Lightfoot believed that the Fourth Gospel was written on a plan in which a `work' or sign of Jesus is usually followed by a 'word' of the Lord explaining and interpreting it. Here most scholars would agree, but he parts company with the majority when he affirms that John knew the synoptic gospels and wrote not to supplement or to supersede but to interpret them. 'The growth and experience of the Church had shown that the Lord's life was not only an event in Jewish history but also in world history'; and John therefore portrays the Lord not so much as the Jewish Messiah as the Word of God, the Saviour of the whole world. Lightfoot sees religious significance everywhere—perhaps too often—and my one criticism concerns the way in which he by-passes historical questions which the Fourth Gospel poses and which demand an answer. Thus he virtually ignores the literary and historical questions which the appendix in Chapter 21 presents, but he deals faithfully with the reasons for its inclusion —the different roles of John and Peter in the early Church.

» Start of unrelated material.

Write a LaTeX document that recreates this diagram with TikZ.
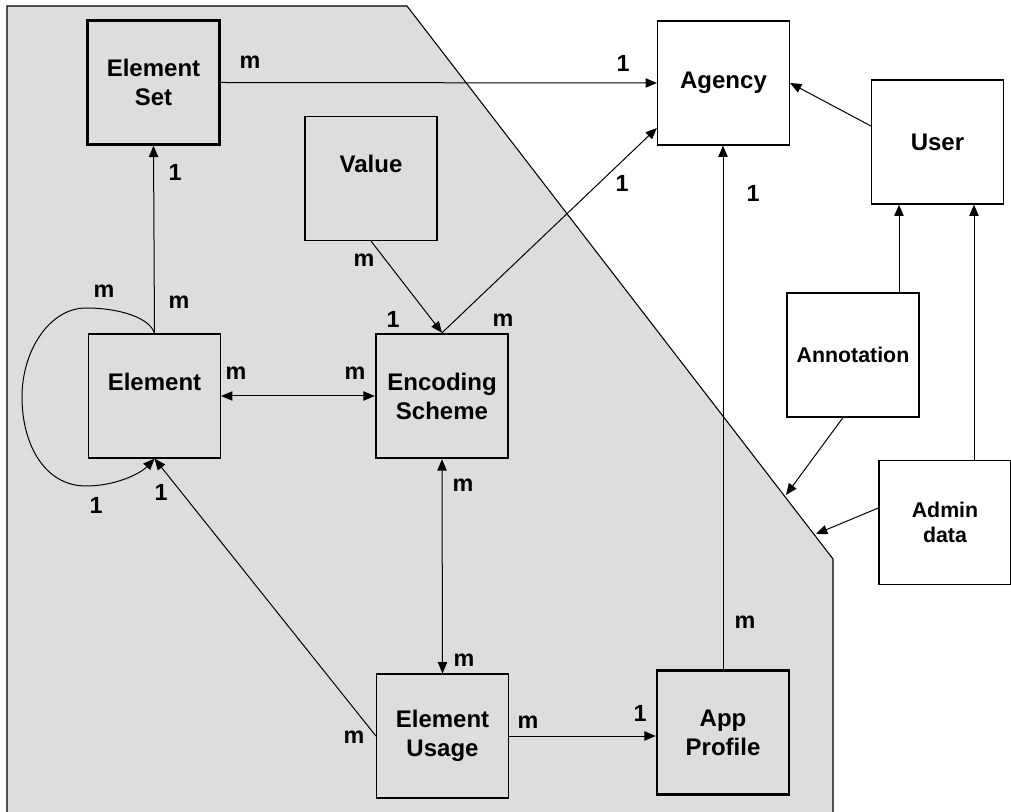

By contrast with Lightfoot's book, Dr. Finlay's little com- mentary on the Fourth Gospel, although compact, workmanlike and judicious, seems like something 'off the peg' beside a tailor' made suit. Lightfoot's work, like Finlay's, can be read by any interested reader, and the former may well take the place that Temple's Readings in S. John's Gospel have long held in the affections of laymen.